Multi-
protocol label switching (MPLS) is a network transport technology commonly specified in telecommunications and managed network contracts to provide private, predictable wide-area connectivity between sites and
data centres. It establishes virtual paths—label switched paths (LSPs)—across a packet‑switched network, carrying IP and other protocols with traffic prioritisation and engineering similar to circuit‑switched services.
Practitioners encounter MPLS in procurement, outsourcing, carrier and cloud-connect agreements, where it often underpins enterprise VPNs and backhaul.
This is not defined in legislation or case law; it is a descriptive technical term used consistently across England & Wales, Scotland, Northern Ireland and Ireland.
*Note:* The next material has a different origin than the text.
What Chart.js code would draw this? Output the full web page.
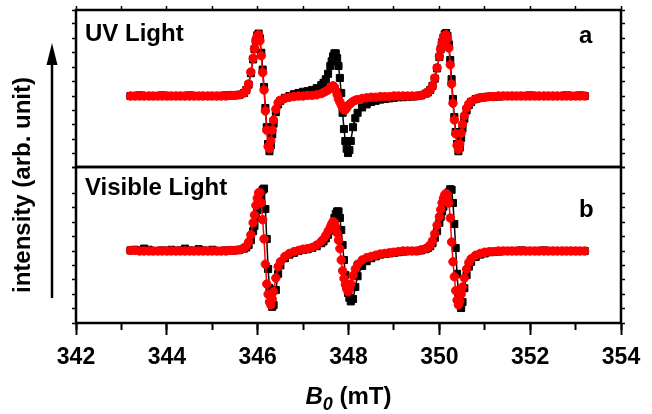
<!DOCTYPE html>
<html><head><meta charset="utf-8">
<script src="https://cdn.jsdelivr.net/npm/chart.js@4.4.1/dist/chart.umd.min.js"></script>
<style>
html,body{margin:0;padding:0;background:#fff;}
#wrap{position:relative;width:652px;height:414px;overflow:hidden;background:#fff;}
canvas{position:absolute;left:0;top:0;}
</style></head><body>
<div id="wrap"><canvas id="cb" width="652" height="414"></canvas><canvas id="ca" width="652" height="414"></canvas></div>
<script>
// Magnetic field B0 (mT)
const fieldMT = [
343.2,343.3,343.4,343.5,343.6,343.7,343.8,343.9,344.0,344.1,344.2,344.3,344.4,344.5,344.6,344.7,344.8,344.9,345.0,345.1,345.2,345.3,345.4,345.5,345.6,
345.7,345.75,345.8,345.85,345.9,345.93,345.96,345.99,346.02,346.05,346.08,346.11,346.14,346.17,346.2,346.23,346.26,346.29,346.32,346.35,346.4,346.45,346.5,346.6,346.7,346.8,346.9,347.0,347.1,347.2,
347.3,347.4,347.45,347.5,347.55,347.6,347.63,347.66,347.69,347.72,347.75,347.78,347.81,347.84,347.87,347.9,347.93,347.96,347.99,348.02,348.05,348.1,348.15,348.2,348.3,348.4,348.5,348.6,348.7,348.8,348.9,349.0,349.1,349.2,349.3,349.4,349.5,349.6,
349.7,349.75,349.8,349.85,349.9,349.95,350.0,350.03,350.06,350.09,350.12,350.15,350.18,350.21,350.24,350.27,350.3,350.33,350.36,350.39,350.42,350.45,350.48,350.51,350.55,350.6,350.65,350.7,350.8,350.9,351.0,
351.1,351.2,351.3,351.4,351.5,351.6,351.7,351.8,351.9,352.0,352.1,352.2,352.3,352.4,352.5,352.6,352.7,352.8,352.9,353.0,353.1,353.2
];
// Panel a (UV light): experiment (black squares)
const uvExperiment = [
0,0,0.01,0,0, 0,0,0.01,0,0, 0,0,0,0.01,0, 0,0,0,0,0, 0,0.01,0.01,0.01,0.02,
0.05,0.1,0.19,0.38,0.61, 0.78,0.92,1.01,1.04,0.96, 0.72,0.44,0.15,-0.2,-0.52, -0.8,-0.92,-0.82,-0.64,-0.46, -0.27,-0.14,-0.08,-0.03,0, 0.03,0.05,0.07,0.08,0.1,
0.13,0.18,0.22,0.28,0.37, 0.5,0.58,0.66,0.71,0.71, 0.63,0.5,0.3,0.05,-0.28, -0.55,-0.75,-0.88,-0.95,-0.9, -0.75,-0.52,-0.37,-0.28,-0.19, -0.14,-0.1,-0.08,-0.06,-0.05, -0.04,-0.03,-0.02,-0.02,-0.01, -0.01,0,0.01,
0.04,0.06,0.1,0.17,0.29, 0.46,0.65,0.78,0.89,0.97, 1.03,1.05,1.0,0.86,0.6, 0.28,-0.05,-0.35,-0.6,-0.8, -0.92,-0.86,-0.7,-0.54,-0.38, -0.24,-0.15,-0.1,-0.05,-0.03, -0.02,
-0.01,-0.01,-0.01,0,0, 0,0,0,0,0.01, 0,0,0,0,0, 0,0,0.01,0,0, 0.01,0
];
// Panel a (UV light): simulation (red circles)
const uvSimulation = [
0,0,0,0,0, 0,0,0,0,0, 0,0,0,0,0, 0,0,0,0,0, 0,0,0.01,0.01,0.02,
0.05,0.1,0.2,0.4,0.63, 0.79,0.92,1.0,1.02,0.92, 0.67,0.39,0.1,-0.25,-0.57, -0.84,-0.88,-0.75,-0.57,-0.4, -0.22,-0.11,-0.07,-0.04,-0.02, -0.01,0,0,0.01,0.01,
0.02,0.04,0.06,0.08,0.1, 0.14,0.16,0.17,0.15,0.09, 0.02,-0.05,-0.1,-0.15,-0.2, -0.23,-0.23,-0.2,-0.16,-0.14, -0.12,-0.09,-0.07,-0.06,-0.04, -0.03,-0.02,-0.02,-0.01,-0.01, -0.01,0,0,0,0, 0,0,0.01,
0.04,0.06,0.1,0.17,0.3, 0.47,0.66,0.78,0.88,0.96, 1.01,1.02,0.95,0.8,0.52, 0.2,-0.12,-0.4,-0.63,-0.82, -0.89,-0.8,-0.62,-0.47,-0.33, -0.2,-0.13,-0.09,-0.05,-0.03, -0.02,
-0.01,-0.01,0,0,0, 0,0,0,0,0, 0,0,0,0,0, 0,0,0,0,0, 0,0
];
// Panel b (visible light): experiment (black squares)
const visExperiment = [
0.01,0.02,0.01,0.04,0.02, 0,0,0.01,0,0.02, 0,0.01,0.04,0.01,0, 0.03,0.01,0,0.02,0, 0,0.01,0.01,0.01,0.02,
0.04,0.06,0.1,0.18,0.33, 0.42,0.55,0.68,0.8,0.9, 0.98,1.02,1.04,0.7,0.2, -0.3,-0.62,-0.82,-0.93,-0.9, -0.65,-0.38,-0.24,-0.12,-0.06, -0.03,0,0.02,0.03,0.05,
0.08,0.13,0.16,0.21,0.27, 0.34,0.4,0.47,0.55,0.62, 0.66,0.66,0.55,0.35,0.1, -0.15,-0.4,-0.58,-0.7,-0.78, -0.84,-0.8,-0.6,-0.42,-0.25, -0.17,-0.12,-0.09,-0.06,-0.05, -0.04,-0.03,-0.02,-0.01,0, 0,0,0.01,
0.03,0.05,0.08,0.13,0.22, 0.33,0.47,0.57,0.66,0.74, 0.82,0.87,0.93,0.98,1.03, 1.02,0.8,0.45,0.05,-0.38, -0.7,-0.88,-0.95,-0.85,-0.62, -0.4,-0.26,-0.18,-0.1,-0.06, -0.04,
-0.02,-0.01,-0.01,0,0, 0,0,0.01,0,0, 0,0,0.01,0,0, 0,0,0,0,0, 0,0
];
// Panel b (visible light): simulation (red circles)
const visSimulation = [
0.01,0.01,0,0,0, 0,0,0,0,0, 0,0,0,0,0, 0,0,0,0,0, 0,0,0.01,0.01,0.02,
0.05,0.08,0.15,0.27,0.47, 0.6,0.76,0.88,0.97,0.97, 0.8,0.52,0.2,-0.22,-0.55, -0.72,-0.85,-0.9,-0.8,-0.68, -0.45,-0.26,-0.18,-0.09,-0.04, -0.01,0.01,0.03,0.04,0.06,
0.1,0.16,0.2,0.26,0.33, 0.4,0.45,0.49,0.47,0.4, 0.3,0.18,0.04,-0.15,-0.33, -0.46,-0.56,-0.63,-0.68,-0.64, -0.55,-0.41,-0.3,-0.22,-0.15, -0.11,-0.09,-0.07,-0.05,-0.04, -0.03,-0.02,-0.01,0,0, 0,0,0.02,
0.04,0.06,0.1,0.17,0.29, 0.43,0.57,0.69,0.8,0.88, 0.94,0.96,0.93,0.8,0.55, 0.15,-0.18,-0.43,-0.66,-0.82, -0.9,-0.84,-0.72,-0.6,-0.45, -0.3,-0.19,-0.13,-0.07,-0.04, -0.02,
-0.01,-0.01,0,0,0, 0,0,0,0,0, 0,0,0,0,0, 0,0,0,0,0, 0,0
];
const panelTitles = ['UV Light', 'Visible Light'];
const panelLetters = ['a', 'b'];
const yAxisTitle = 'intensity (arb. unit)';
const xAxisTitle = ['B', '0', ' (mT)'];
const xRange = [342, 354];

const FONT = '"Liberation Sans", Arial, Helvetica, sans-serif';
Chart.defaults.font.family = FONT;
Chart.defaults.color = '#000';

const pts = ys => fieldMT.map((x, i) => ({x: x, y: ys[i]}));
function expSet(ys){ return {data: pts(ys), showLine: true, borderColor: '#000', backgroundColor: '#000', borderWidth: 1.5,
  pointStyle: 'rect', pointRadius: 5, pointBorderWidth: 1, pointBorderColor: '#000', pointBackgroundColor: '#000', order: 1}; }
function simSet(ys){ return {data: pts(ys), showLine: true, borderColor: '#ff0000', backgroundColor: '#ff0000', borderWidth: 1.5,
  pointStyle: 'circle', pointRadius: 4.2, pointBorderWidth: 1, pointBorderColor: '#ff0000', pointBackgroundColor: '#ff0000', order: 0}; }

function yAxis(pos, min, max){
  return {type: 'linear', position: pos, min: min, max: max,
    ticks: {display: false, stepSize: 0.24, maxTicksLimit: 100},
    grid: {drawOnChartArea: false, drawTicks: true, tickLength: 4, tickWidth: 1.5, tickColor: '#000'},
    border: {display: false}, afterFit(s){ s.width = 6; }};
}
const framePlugin = {id: 'frame', afterDatasetsDraw(chart){
  const {ctx, chartArea: a} = chart; ctx.save(); ctx.strokeStyle = '#000'; ctx.lineWidth = 2.5;
  ctx.strokeRect(a.left, a.top, a.right - a.left, a.bottom - a.top); ctx.restore(); }};

function textPlugin(idx, extra){ return {id: 'txt' + idx, afterDraw(chart){
  const ctx = chart.ctx; const a = chart.chartArea; ctx.save(); ctx.fillStyle = '#000';
  ctx.textBaseline = 'alphabetic'; ctx.textAlign = 'left';
  ctx.font = 'bold 24px ' + FONT;
  ctx.fillText(panelTitles[idx], a.left + 9, a.top + (idx === 0 ? 31 : 28));
  ctx.font = 'bold 24px ' + FONT;
  ctx.fillText(panelLetters[idx], a.left + 503, a.top + (idx === 0 ? 33 : 50));
  if (extra) extra(ctx, a);
  ctx.restore(); }}; }

function decorations(ctx, a){
  // vertical axis title
  ctx.save(); ctx.translate(23, 185); ctx.rotate(-Math.PI / 2);
  ctx.textAlign = 'center'; ctx.textBaseline = 'middle'; ctx.font = 'bold 24px ' + FONT;
  ctx.fillText(yAxisTitle, 0, 0); ctx.restore();
  // arrow
  ctx.strokeStyle = '#000'; ctx.lineWidth = 2.5; ctx.beginPath(); ctx.moveTo(52, 298); ctx.lineTo(52, 60); ctx.stroke();
  ctx.beginPath(); ctx.moveTo(52, 43); ctx.lineTo(46.5, 65); ctx.lineTo(57.5, 65); ctx.closePath(); ctx.fill();
  // x axis title
  const cx = (a.left + a.right) / 2, base = 404;
  ctx.font = 'italic bold 24px ' + FONT; const wB = ctx.measureText(xAxisTitle[0]).width;
  ctx.font = 'italic bold 18px ' + FONT; const w0 = ctx.measureText(xAxisTitle[1]).width;
  ctx.font = 'bold 24px ' + FONT; const wR = ctx.measureText(xAxisTitle[2]).width;
  let x0 = cx - (wB + w0 + wR) / 2;
  ctx.textAlign = 'left';
  ctx.font = 'italic bold 24px ' + FONT; ctx.fillText(xAxisTitle[0], x0, base);
  ctx.font = 'italic bold 18px ' + FONT; ctx.fillText(xAxisTitle[1], x0 + wB, base + 6);
  ctx.font = 'bold 24px ' + FONT; ctx.fillText(xAxisTitle[2], x0 + wB + w0, base);
}

const common = {responsive: false, animation: false, devicePixelRatio: 1, events: [],
  plugins: {legend: {display: false}, tooltip: {enabled: false}}};

new Chart(document.getElementById('ca'), {
  type: 'scatter',
  data: {datasets: [simSet(uvSimulation), expSet(uvExperiment)]},
  options: Object.assign({}, common, {
    layout: {padding: {top: 6, left: 70, right: 25, bottom: 247}},
    scales: {
      x: {type: 'linear', min: xRange[0], max: xRange[1], display: false},
      xTop: {type: 'linear', position: 'top', min: xRange[0], max: xRange[1],
        ticks: {display: false, stepSize: 1}, grid: {drawOnChartArea: false, tickLength: 4, tickWidth: 1.5, tickColor: '#000'},
        border: {display: false}, afterFit(s){ s.height = 4; }},
      y: yAxis('left', -1.183, 1.433),
      yR: yAxis('right', -1.183, 1.433)
    }
  }),
  plugins: [framePlugin, textPlugin(0)]
});

new Chart(document.getElementById('cb'), {
  type: 'scatter',
  data: {datasets: [simSet(visSimulation), expSet(visExperiment)]},
  options: Object.assign({}, common, {
    layout: {padding: {top: 167, left: 70, right: 25, bottom: 31}},
    scales: {
      x: {type: 'linear', position: 'bottom', min: xRange[0], max: xRange[1], weight: 1,
        ticks: {stepSize: 2, autoSkip: false, maxRotation: 0, padding: 9, color: '#000', font: {size: 23, weight: 'bold'}},
        grid: {drawOnChartArea: false, tickLength: 12, tickWidth: 2, tickColor: '#000'},
        border: {display: false}, afterFit(s){ s.height = 60; }},
      xMinor: {type: 'linear', position: 'bottom', min: xRange[0], max: xRange[1], weight: 0,
        ticks: {display: false, stepSize: 1}, grid: {drawOnChartArea: false, tickLength: 7, tickWidth: 2, tickColor: '#000'},
        border: {display: false}, afterFit(s){ s.height = 0; }},
      y: yAxis('left', -1.2, 1.4),
      yR: yAxis('right', -1.2, 1.4)
    }
  }),
  plugins: [framePlugin, textPlugin(1, decorations)]
});
</script>
</body></html>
Key legal points include: defining the service scope (sites, access circuits, bandwidth and classes of service), quality-of-service metrics (latency, jitter, packet loss), availability and support SLAs, resilience/diversity, security (MPLS provides logical segregation but not end‑to‑end encryption), data protection and international routing, change control, and exit/migration. Regulatory considerations include telecoms compliance and service obligations overseen by Ofcom (UK) and ComReg (Ireland).
In practice, MPLS commitments are captured in service level agreements and service credits. Contracts should also address integration with, or migration to, internet-based connectivity (including SD‑WAN), and any impact on confidentiality, incident response and business continuity.